▼▼▼

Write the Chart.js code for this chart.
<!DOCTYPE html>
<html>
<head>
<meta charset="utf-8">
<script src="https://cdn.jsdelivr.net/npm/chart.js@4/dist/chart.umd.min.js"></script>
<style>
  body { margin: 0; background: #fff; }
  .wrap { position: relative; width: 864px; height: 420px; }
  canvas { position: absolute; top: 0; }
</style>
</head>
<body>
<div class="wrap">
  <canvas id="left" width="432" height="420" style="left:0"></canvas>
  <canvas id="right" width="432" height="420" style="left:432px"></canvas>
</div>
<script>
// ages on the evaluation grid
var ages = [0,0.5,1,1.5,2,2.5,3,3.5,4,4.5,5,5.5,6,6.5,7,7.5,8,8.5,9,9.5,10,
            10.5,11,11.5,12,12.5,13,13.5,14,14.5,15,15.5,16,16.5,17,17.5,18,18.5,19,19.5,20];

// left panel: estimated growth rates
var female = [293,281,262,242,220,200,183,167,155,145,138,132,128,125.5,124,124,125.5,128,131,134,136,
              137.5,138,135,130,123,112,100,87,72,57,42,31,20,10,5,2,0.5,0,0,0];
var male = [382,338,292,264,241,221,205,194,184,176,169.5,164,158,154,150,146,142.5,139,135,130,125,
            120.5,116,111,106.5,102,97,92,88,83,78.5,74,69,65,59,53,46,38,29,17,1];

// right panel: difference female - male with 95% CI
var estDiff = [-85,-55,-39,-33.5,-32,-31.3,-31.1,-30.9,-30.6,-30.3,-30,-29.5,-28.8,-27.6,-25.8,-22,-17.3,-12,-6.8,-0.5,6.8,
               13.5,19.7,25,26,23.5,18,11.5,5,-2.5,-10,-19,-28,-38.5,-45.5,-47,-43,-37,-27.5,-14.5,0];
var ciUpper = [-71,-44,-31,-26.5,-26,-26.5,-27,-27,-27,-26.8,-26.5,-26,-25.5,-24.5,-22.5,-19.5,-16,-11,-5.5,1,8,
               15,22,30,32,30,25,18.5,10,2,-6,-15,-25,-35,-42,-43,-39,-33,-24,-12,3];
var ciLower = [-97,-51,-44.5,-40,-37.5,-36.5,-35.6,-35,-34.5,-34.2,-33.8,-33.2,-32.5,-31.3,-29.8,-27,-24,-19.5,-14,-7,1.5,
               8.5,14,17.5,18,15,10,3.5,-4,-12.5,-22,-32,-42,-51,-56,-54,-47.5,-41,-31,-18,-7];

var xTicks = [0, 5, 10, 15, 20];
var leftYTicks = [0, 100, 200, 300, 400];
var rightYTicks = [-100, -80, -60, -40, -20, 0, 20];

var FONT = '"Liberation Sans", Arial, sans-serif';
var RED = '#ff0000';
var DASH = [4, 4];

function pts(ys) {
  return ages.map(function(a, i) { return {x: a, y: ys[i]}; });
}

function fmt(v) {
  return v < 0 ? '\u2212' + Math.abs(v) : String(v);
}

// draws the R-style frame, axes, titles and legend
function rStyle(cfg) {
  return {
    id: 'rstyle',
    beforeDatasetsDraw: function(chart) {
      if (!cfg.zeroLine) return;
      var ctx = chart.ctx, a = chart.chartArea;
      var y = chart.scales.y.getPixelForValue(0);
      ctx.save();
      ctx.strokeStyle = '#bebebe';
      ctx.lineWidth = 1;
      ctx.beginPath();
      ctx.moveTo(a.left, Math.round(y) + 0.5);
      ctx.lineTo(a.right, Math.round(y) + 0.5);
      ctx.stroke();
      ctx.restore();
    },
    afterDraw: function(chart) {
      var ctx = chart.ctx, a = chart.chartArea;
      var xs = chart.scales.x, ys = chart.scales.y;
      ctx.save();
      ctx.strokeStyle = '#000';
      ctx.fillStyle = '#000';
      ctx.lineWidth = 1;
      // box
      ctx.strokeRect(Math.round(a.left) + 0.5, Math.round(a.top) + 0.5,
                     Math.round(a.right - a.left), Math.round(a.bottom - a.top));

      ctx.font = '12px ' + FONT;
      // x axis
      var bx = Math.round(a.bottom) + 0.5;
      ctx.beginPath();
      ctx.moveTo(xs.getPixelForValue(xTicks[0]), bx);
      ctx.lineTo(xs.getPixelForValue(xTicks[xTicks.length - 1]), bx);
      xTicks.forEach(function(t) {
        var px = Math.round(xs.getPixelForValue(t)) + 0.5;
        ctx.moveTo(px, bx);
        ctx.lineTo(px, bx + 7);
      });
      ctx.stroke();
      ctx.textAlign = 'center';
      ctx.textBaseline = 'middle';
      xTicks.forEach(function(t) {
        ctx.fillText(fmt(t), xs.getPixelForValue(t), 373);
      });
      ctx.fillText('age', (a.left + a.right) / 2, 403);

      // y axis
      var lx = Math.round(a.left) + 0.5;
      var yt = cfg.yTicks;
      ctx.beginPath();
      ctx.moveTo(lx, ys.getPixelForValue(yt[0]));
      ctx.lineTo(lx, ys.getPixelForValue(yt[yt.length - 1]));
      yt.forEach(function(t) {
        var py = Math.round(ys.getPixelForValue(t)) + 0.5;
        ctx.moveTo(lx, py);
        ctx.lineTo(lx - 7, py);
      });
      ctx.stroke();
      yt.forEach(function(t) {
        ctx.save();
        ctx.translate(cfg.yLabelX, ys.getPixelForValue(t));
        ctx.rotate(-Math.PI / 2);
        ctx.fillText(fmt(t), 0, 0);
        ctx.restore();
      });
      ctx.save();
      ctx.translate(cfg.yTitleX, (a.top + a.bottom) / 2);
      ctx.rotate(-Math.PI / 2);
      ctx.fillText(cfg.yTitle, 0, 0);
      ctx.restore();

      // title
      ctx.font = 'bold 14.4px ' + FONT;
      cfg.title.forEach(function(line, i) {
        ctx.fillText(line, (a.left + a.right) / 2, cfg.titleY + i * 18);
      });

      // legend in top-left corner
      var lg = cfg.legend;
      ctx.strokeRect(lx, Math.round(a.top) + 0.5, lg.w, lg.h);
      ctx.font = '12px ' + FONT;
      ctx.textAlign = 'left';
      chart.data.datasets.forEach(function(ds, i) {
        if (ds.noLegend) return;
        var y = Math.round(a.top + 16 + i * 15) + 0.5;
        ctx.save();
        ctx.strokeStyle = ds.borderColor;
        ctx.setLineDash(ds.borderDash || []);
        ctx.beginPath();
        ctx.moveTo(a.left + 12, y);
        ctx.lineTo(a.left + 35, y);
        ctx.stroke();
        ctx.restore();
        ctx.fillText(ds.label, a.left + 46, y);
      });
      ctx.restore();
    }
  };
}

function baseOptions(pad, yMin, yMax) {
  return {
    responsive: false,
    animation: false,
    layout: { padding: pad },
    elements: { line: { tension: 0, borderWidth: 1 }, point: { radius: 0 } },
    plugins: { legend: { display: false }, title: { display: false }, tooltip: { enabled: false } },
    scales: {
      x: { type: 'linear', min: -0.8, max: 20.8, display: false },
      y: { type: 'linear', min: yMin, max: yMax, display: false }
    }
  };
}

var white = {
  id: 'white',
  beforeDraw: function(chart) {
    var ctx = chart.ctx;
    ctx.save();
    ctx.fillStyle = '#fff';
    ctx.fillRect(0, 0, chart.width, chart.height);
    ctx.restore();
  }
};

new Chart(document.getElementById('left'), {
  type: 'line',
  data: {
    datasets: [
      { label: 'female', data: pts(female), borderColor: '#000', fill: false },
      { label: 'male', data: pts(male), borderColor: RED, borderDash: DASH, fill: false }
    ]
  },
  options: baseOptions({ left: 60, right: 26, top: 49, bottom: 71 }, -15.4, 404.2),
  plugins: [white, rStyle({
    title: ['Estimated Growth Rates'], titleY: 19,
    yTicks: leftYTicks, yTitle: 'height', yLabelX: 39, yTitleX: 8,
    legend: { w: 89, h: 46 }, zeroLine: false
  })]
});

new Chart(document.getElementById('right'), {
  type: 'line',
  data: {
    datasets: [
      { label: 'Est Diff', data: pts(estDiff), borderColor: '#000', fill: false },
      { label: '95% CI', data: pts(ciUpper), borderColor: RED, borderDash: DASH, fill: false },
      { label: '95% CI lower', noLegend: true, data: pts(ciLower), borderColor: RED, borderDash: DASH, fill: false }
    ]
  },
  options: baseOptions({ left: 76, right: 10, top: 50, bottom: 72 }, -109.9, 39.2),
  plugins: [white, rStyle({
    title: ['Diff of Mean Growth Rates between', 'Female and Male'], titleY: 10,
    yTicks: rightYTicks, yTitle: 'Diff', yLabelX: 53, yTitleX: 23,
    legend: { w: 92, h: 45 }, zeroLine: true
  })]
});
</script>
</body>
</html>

▲▲▲
▼▼▼

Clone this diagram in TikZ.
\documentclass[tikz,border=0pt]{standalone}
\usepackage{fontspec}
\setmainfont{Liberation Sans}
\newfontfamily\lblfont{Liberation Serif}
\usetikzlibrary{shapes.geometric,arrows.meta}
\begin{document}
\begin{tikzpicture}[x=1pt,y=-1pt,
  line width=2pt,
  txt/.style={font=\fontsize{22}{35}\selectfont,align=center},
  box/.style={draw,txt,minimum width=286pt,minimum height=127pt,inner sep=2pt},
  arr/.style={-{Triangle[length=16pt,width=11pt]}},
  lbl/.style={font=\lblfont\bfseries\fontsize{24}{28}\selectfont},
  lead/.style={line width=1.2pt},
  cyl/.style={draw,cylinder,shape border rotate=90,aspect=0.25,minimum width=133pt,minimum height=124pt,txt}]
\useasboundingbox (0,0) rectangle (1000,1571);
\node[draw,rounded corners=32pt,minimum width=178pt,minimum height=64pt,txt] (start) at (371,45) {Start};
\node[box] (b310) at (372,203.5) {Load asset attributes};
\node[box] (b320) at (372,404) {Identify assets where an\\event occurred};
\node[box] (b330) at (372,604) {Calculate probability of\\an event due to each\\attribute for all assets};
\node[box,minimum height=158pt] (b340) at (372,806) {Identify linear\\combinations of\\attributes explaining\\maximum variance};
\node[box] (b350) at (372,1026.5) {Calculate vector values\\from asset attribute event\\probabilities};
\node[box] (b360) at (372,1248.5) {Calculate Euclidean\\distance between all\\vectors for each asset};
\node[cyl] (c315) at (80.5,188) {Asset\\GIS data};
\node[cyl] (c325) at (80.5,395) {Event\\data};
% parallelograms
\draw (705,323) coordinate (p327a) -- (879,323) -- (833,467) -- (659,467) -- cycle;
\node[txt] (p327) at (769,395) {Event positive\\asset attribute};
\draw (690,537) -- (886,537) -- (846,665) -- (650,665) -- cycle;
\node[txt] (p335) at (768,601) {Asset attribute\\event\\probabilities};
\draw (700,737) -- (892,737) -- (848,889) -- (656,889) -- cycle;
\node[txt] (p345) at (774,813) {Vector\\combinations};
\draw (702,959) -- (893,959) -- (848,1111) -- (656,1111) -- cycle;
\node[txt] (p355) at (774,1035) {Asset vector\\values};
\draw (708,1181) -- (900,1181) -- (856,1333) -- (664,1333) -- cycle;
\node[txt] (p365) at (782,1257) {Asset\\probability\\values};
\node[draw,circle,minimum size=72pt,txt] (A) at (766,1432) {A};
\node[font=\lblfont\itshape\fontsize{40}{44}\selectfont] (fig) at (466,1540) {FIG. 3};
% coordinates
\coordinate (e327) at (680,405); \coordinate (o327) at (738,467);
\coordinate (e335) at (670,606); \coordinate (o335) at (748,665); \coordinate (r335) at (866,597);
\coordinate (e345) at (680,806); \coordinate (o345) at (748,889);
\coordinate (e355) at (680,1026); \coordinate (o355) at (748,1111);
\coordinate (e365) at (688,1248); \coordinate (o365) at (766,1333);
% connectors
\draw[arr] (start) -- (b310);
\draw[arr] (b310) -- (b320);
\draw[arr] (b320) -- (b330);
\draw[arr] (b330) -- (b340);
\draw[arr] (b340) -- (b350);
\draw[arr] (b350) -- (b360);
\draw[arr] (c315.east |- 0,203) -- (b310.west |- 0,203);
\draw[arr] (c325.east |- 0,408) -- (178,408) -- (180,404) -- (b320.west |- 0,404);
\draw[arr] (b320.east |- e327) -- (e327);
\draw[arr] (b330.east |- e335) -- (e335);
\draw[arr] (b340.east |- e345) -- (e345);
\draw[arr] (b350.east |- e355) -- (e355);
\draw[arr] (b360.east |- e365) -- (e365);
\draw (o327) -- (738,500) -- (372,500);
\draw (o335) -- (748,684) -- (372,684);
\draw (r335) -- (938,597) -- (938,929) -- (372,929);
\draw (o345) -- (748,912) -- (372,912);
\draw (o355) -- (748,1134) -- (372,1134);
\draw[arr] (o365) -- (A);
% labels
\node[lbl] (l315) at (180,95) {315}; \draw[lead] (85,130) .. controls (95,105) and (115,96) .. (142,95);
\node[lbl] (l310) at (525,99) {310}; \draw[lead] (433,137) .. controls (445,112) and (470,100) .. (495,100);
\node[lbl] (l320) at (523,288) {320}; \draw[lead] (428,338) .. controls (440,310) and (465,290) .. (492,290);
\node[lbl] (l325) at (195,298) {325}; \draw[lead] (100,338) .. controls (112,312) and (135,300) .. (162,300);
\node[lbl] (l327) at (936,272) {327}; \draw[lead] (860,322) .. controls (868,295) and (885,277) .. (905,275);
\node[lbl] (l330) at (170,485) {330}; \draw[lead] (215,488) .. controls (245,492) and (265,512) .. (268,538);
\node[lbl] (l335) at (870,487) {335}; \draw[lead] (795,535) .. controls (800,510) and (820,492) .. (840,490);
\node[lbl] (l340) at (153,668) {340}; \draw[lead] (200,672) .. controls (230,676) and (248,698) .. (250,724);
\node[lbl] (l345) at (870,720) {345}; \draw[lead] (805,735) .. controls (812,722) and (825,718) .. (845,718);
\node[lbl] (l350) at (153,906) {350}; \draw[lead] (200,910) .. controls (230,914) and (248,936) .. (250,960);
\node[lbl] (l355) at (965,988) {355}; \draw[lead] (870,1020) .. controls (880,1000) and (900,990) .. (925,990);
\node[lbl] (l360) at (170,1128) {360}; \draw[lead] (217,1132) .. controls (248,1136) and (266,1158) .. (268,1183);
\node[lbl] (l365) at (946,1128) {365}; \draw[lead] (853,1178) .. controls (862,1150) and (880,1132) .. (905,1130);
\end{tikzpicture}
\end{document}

▲▲▲
▼▼▼

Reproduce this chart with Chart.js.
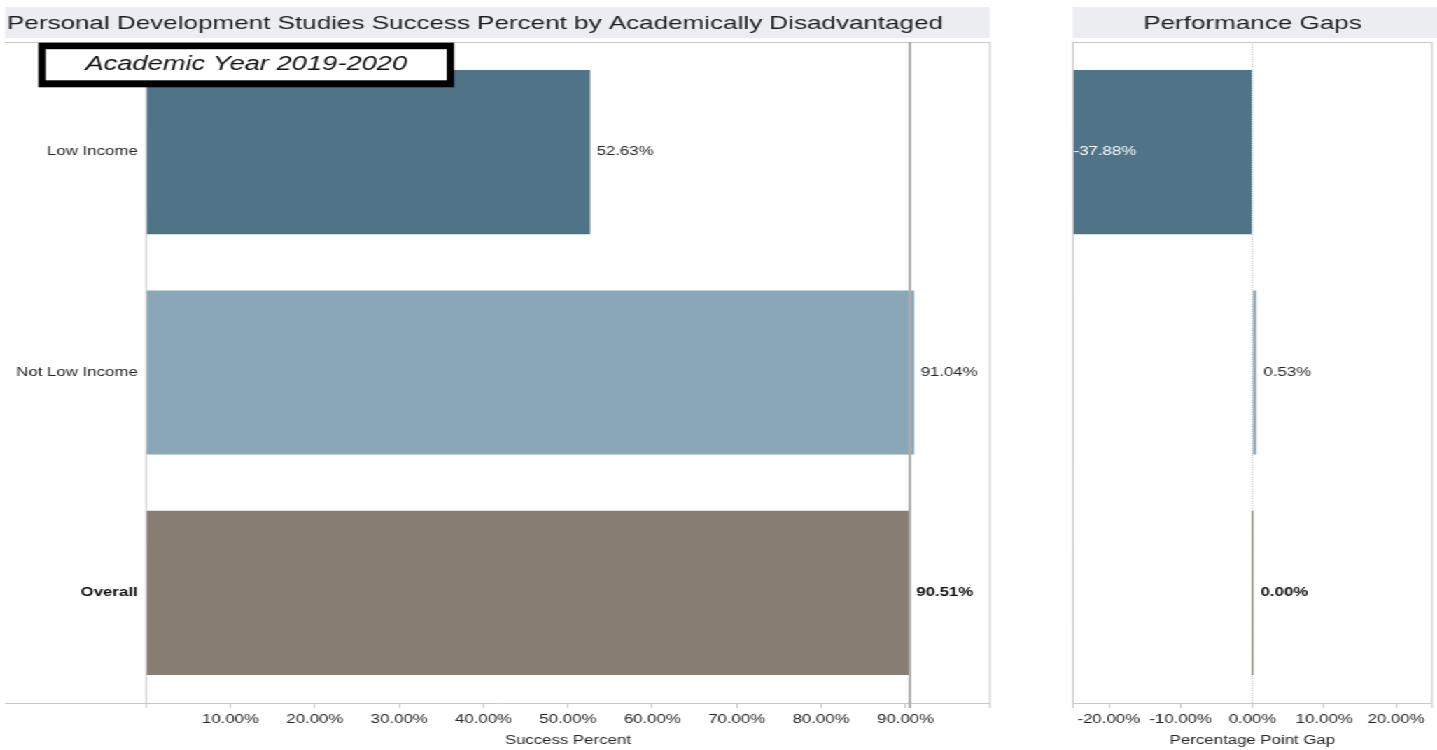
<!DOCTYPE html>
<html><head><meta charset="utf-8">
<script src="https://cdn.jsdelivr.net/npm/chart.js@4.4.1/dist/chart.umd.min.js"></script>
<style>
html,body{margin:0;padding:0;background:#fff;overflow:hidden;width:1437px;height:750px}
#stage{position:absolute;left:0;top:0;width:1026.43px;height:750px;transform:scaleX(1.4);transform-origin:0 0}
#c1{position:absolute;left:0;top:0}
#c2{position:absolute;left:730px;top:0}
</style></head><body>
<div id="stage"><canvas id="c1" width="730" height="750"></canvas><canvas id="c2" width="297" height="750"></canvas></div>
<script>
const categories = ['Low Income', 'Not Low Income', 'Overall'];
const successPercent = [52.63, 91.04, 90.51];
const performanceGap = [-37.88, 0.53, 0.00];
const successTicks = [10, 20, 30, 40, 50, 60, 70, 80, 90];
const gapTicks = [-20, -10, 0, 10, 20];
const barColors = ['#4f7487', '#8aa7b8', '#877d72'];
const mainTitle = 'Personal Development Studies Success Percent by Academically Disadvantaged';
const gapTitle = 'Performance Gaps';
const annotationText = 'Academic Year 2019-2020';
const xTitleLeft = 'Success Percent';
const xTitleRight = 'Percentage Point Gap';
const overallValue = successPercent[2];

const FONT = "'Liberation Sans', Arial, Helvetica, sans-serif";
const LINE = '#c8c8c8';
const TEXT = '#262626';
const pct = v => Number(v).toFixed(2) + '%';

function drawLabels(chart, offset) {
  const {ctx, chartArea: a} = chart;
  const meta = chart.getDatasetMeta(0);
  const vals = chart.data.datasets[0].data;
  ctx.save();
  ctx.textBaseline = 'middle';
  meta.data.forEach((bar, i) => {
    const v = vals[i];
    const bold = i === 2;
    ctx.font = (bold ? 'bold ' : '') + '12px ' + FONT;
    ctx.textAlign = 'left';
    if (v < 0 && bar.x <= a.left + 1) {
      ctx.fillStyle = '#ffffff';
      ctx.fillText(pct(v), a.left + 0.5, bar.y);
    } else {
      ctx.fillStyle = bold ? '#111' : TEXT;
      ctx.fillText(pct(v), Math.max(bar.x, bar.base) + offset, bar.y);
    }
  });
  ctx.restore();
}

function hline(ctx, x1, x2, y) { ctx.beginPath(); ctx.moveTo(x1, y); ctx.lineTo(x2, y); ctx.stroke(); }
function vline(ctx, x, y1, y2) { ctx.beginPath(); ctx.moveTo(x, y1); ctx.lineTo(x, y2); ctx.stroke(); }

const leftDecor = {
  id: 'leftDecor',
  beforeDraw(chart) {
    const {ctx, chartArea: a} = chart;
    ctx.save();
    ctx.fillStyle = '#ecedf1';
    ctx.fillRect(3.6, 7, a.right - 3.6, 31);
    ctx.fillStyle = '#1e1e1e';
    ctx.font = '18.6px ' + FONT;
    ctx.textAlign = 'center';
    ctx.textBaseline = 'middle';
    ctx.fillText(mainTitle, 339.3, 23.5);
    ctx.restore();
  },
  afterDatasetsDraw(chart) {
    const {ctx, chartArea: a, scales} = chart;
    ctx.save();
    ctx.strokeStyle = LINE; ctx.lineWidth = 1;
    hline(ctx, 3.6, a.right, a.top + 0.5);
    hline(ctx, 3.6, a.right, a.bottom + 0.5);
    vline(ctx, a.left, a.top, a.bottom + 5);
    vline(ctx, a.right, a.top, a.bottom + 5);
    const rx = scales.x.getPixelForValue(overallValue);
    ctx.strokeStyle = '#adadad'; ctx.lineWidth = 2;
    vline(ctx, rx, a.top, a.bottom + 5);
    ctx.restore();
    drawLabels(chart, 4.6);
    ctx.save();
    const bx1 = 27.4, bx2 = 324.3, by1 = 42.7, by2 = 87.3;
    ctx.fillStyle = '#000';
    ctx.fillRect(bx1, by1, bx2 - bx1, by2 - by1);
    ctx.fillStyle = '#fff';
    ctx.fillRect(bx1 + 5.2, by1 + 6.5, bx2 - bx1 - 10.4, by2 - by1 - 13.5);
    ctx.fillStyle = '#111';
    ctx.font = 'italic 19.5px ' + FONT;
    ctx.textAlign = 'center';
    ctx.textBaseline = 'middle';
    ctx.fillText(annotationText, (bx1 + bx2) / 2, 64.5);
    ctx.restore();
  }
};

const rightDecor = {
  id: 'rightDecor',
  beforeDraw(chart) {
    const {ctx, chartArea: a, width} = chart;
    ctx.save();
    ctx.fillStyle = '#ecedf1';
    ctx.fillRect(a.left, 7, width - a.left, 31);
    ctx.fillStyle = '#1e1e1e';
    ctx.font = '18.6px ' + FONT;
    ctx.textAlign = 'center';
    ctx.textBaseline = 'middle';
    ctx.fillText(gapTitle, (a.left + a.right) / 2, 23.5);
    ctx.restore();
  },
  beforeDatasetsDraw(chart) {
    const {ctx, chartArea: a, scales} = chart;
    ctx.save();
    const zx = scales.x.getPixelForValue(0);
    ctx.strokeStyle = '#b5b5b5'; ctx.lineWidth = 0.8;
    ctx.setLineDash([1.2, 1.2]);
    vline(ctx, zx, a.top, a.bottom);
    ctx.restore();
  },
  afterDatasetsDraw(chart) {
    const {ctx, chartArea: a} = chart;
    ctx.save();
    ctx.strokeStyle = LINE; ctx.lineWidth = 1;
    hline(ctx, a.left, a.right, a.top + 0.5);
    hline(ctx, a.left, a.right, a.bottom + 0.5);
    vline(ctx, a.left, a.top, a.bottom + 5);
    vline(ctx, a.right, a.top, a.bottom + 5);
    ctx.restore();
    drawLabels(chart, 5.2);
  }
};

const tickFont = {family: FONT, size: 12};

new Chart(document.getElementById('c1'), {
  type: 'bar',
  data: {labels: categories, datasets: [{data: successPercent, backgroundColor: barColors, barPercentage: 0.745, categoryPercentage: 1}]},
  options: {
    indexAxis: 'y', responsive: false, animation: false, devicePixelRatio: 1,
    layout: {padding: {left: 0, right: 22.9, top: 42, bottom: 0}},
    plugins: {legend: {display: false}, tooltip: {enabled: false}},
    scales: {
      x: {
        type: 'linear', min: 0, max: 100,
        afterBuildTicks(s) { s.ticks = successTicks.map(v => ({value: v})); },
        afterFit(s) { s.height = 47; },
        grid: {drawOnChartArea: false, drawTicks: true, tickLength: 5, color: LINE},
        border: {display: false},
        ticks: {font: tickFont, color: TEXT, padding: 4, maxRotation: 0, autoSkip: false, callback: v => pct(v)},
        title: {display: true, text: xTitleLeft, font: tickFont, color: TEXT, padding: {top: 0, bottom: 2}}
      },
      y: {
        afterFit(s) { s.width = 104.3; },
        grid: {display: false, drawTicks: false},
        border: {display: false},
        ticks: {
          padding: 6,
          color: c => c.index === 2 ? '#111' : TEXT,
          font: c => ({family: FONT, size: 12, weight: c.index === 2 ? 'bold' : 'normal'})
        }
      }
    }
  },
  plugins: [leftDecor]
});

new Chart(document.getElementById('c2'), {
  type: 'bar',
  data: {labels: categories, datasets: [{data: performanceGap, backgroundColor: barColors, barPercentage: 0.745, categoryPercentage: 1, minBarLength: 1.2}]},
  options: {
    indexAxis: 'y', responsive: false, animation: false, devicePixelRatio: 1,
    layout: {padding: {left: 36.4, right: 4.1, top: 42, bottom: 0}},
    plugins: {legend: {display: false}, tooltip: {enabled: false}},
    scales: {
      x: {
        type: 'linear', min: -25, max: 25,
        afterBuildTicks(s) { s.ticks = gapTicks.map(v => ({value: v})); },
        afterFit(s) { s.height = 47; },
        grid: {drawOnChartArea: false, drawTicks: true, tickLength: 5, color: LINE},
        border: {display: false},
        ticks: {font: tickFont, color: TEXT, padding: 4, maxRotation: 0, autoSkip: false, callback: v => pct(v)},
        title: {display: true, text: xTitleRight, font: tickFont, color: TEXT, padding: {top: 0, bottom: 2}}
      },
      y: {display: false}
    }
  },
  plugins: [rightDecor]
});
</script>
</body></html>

▲▲▲

§ **Brief**:
Look over the material above and show each line where "with" appears.

§ **Solution for this problem**:
// right panel: difference female - male with 95% CI
Reproduce this chart with Chart.js.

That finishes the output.